**WHAT YOU WILL DO**.
Write out the material again exactly, please, and omit the pictures.

━━━ SUPPLIED DATA ━━━

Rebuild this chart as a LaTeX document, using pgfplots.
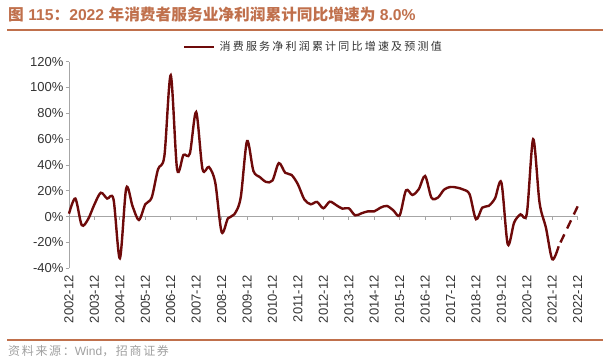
\documentclass[border=0pt]{standalone}
\usepackage{pgfplots}
\pgfplotsset{compat=1.18}
\usepackage{fontspec}
\setmainfont{Liberation Sans}
\newfontfamily\cjk{Noto Sans CJK SC}
\definecolor{linered}{HTML}{6E0A0A}
\definecolor{titlec}{HTML}{C0704C}
\definecolor{axisg}{HTML}{A6A6A6}
\definecolor{tickc}{HTML}{333333}
\definecolor{srcg}{HTML}{A0A0A0}
\begin{document}
\begin{tikzpicture}[x=1bp,y=1bp]
\path[use as bounding box] (0,0) rectangle (610,362);
\node[anchor=base west, inner sep=0, text=titlec, font=\fontsize{15.7bp}{18bp}\selectfont\bfseries] at (8,341.3) {{\cjk 图} 115{\cjk ：}2022 {\cjk 年消费者服务业净利润累计同比增速为} 8.0\%};
\draw[titlec, line width=2bp] (7,332.5) -- (603,332.5);
\draw[titlec, line width=2bp] (7,22) -- (603,22);
\node[anchor=base west, inner sep=0, text=srcg, font=\fontsize{12bp}{14bp}\selectfont] at (8,7) {{\cjk\addfontfeature{LetterSpace=14}资料来源：}Wind{\cjk\addfontfeature{LetterSpace=14}，招商证券}};
\begin{axis}[
  at={(69bp,93.7bp)}, anchor=south west, scale only axis,
  width=508.7bp, height=206.6bp,
  xmin=0, xmax=80, ymin=-40, ymax=120,
  axis line style={draw=none},
  clip=false,
  xtick={0,4,...,80},
  xticklabels={2002-12,2003-12,2004-12,2005-12,2006-12,2007-12,2008-12,2009-12,2010-12,2011-12,2012-12,2013-12,2014-12,2015-12,2016-12,2017-12,2018-12,2019-12,2020-12,2021-12,2022-12},
  xtick style={draw=none},
  xticklabel style={rotate=90, anchor=east, font=\fontsize{13bp}{13bp}\selectfont, text=tickc},
  ytick={-40,-20,...,120},
  yticklabels={-40\%,-20\%,0\%,20\%,40\%,60\%,80\%,100\%,120\%},
  ytick pos=left, tick align=outside, major tick length=3.5bp,
  ytick style={draw=axisg, line width=0.8bp},
  yticklabel style={font=\fontsize{13bp}{13bp}\selectfont, text=tickc, xshift=1.5bp},
  legend style={at={(0.2241,1.0712)}, anchor=west, draw=none, fill=none,
    inner xsep=0pt, inner ysep=0pt, nodes={inner sep=0pt}, column sep=4bp,
    font=\fontsize{11bp}{13bp}\selectfont, text=tickc},
  legend image code/.code={\draw[#1] (0bp,0bp) -- (30bp,0bp);},
]
\draw[axisg, line width=0.8bp] (axis cs:0,-40) -- (axis cs:0,120);
\draw[axisg, line width=0.8bp] (axis cs:0,0) -- (axis cs:80,0);
\pgfplotsinvokeforeach{4,8,...,80}{\draw[axisg, line width=0.8bp] (axis cs:#1,0) -- ([yshift=-3bp]axis cs:#1,0);}
\addplot[linered, line width=2.4bp, smooth, tension=0.5] coordinates {
(0,2.3)(1,14)(2,-6.5)(3,-2)(4,9.5)(5,18.5)(6,14)(7,13.4)(8,-32.3)(9,22)(10,8)(11,-2.6)(12,9.6)(13,14.7)(14,36.7)(15,47)(16,109.5)(17,36.7)(18,47.8)(19,48.8)(20,81)(21,36.7)(22,38.5)(23,26.4)(24,-11.9)(25,-1.3)(26,1.8)(27,14.7)(28,58.5)(29,35.4)(30,30.7)(31,26.9)(32,28)(33,41.5)(34,34)(35,32.3)(36,25)(37,13.4)(38,9.6)(39,11.4)(40,6.5)(41,11.6)(42,9)(43,6.2)(44,6.5)(45,1)(46,2.6)(47,4.1)(48,4.1)(49,7)(50,8.3)(51,4.9)(52,1)(53,20.4)(54,16.8)(55,21.2)(56,31.5)(57,14.7)(58,14.7)(59,21)(60,23)(61,22.5)(62,21)(63,17.3)(64,-2)(65,7)(66,8.3)(67,14.2)(68,26.4)(69,-21.4)(70,-4.6)(71,1.8)(72,2.3)(73,60)(74,10.8)(75,-8.5)(76,-33)(77,-23)};
\addlegendentry{\cjk\addfontfeature{LetterSpace=20}消费服务净利润累计同比增速及预测值}
\addplot[linered, line width=2.4bp, dash pattern=on 9bp off 6.5bp, dash phase=11.2bp, forget plot] coordinates {(77,-23)(80,8)};
\end{axis}
\end{tikzpicture}
\end{document}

━━━

**ANSWER TO THIS TASK**.
Rebuild this chart as a LaTeX document, using pgfplots.
\documentclass[border=0pt]{standalone}
\usepackage{pgfplots}
\pgfplotsset{compat=1.18}
\usepackage{fontspec}
\setmainfont{Liberation Sans}
\newfontfamily\cjk{Noto Sans CJK SC}
\definecolor{linered}{HTML}{6E0A0A}
\definecolor{titlec}{HTML}{C0704C}
\definecolor{axisg}{HTML}{A6A6A6}
\definecolor{tickc}{HTML}{333333}
\definecolor{srcg}{HTML}{A0A0A0}
\begin{document}
\begin{tikzpicture}[x=1bp,y=1bp]
\path[use as bounding box] (0,0) rectangle (610,362);
\node[anchor=base west, inner sep=0, text=titlec, font=\fontsize{15.7bp}{18bp}\selectfont\bfseries] at (8,341.3) {{\cjk 图} 115{\cjk ：}2022 {\cjk 年消费者服务业净利润累计同比增速为} 8.0\%};
\draw[titlec, line width=2bp] (7,332.5) -- (603,332.5);
\draw[titlec, line width=2bp] (7,22) -- (603,22);
\node[anchor=base west, inner sep=0, text=srcg, font=\fontsize{12bp}{14bp}\selectfont] at (8,7) {{\cjk\addfontfeature{LetterSpace=14}资料来源：}Wind{\cjk\addfontfeature{LetterSpace=14}，招商证券}};
\begin{axis}[
  at={(69bp,93.7bp)}, anchor=south west, scale only axis,
  width=508.7bp, height=206.6bp,
  xmin=0, xmax=80, ymin=-40, ymax=120,
  axis line style={draw=none},
  clip=false,
  xtick={0,4,...,80},
  xticklabels={2002-12,2003-12,2004-12,2005-12,2006-12,2007-12,2008-12,2009-12,2010-12,2011-12,2012-12,2013-12,2014-12,2015-12,2016-12,2017-12,2018-12,2019-12,2020-12,2021-12,2022-12},
  xtick style={draw=none},
  xticklabel style={rotate=90, anchor=east, font=\fontsize{13bp}{13bp}\selectfont, text=tickc},
  ytick={-40,-20,...,120},
  yticklabels={-40\%,-20\%,0\%,20\%,40\%,60\%,80\%,100\%,120\%},
  ytick pos=left, tick align=outside, major tick length=3.5bp,
  ytick style={draw=axisg, line width=0.8bp},
  yticklabel style={font=\fontsize{13bp}{13bp}\selectfont, text=tickc, xshift=1.5bp},
  legend style={at={(0.2241,1.0712)}, anchor=west, draw=none, fill=none,
    inner xsep=0pt, inner ysep=0pt, nodes={inner sep=0pt}, column sep=4bp,
    font=\fontsize{11bp}{13bp}\selectfont, text=tickc},
  legend image code/.code={\draw[#1] (0bp,0bp) -- (30bp,0bp);},
]
\draw[axisg, line width=0.8bp] (axis cs:0,-40) -- (axis cs:0,120);
\draw[axisg, line width=0.8bp] (axis cs:0,0) -- (axis cs:80,0);
\pgfplotsinvokeforeach{4,8,...,80}{\draw[axisg, line width=0.8bp] (axis cs:#1,0) -- ([yshift=-3bp]axis cs:#1,0);}
\addplot[linered, line width=2.4bp, smooth, tension=0.5] coordinates {
(0,2.3)(1,14)(2,-6.5)(3,-2)(4,9.5)(5,18.5)(6,14)(7,13.4)(8,-32.3)(9,22)(10,8)(11,-2.6)(12,9.6)(13,14.7)(14,36.7)(15,47)(16,109.5)(17,36.7)(18,47.8)(19,48.8)(20,81)(21,36.7)(22,38.5)(23,26.4)(24,-11.9)(25,-1.3)(26,1.8)(27,14.7)(28,58.5)(29,35.4)(30,30.7)(31,26.9)(32,28)(33,41.5)(34,34)(35,32.3)(36,25)(37,13.4)(38,9.6)(39,11.4)(40,6.5)(41,11.6)(42,9)(43,6.2)(44,6.5)(45,1)(46,2.6)(47,4.1)(48,4.1)(49,7)(50,8.3)(51,4.9)(52,1)(53,20.4)(54,16.8)(55,21.2)(56,31.5)(57,14.7)(58,14.7)(59,21)(60,23)(61,22.5)(62,21)(63,17.3)(64,-2)(65,7)(66,8.3)(67,14.2)(68,26.4)(69,-21.4)(70,-4.6)(71,1.8)(72,2.3)(73,60)(74,10.8)(75,-8.5)(76,-33)(77,-23)};
\addlegendentry{\cjk\addfontfeature{LetterSpace=20}消费服务净利润累计同比增速及预测值}
\addplot[linered, line width=2.4bp, dash pattern=on 9bp off 6.5bp, dash phase=11.2bp, forget plot] coordinates {(77,-23)(80,8)};
\end{axis}
\end{tikzpicture}
\end{document}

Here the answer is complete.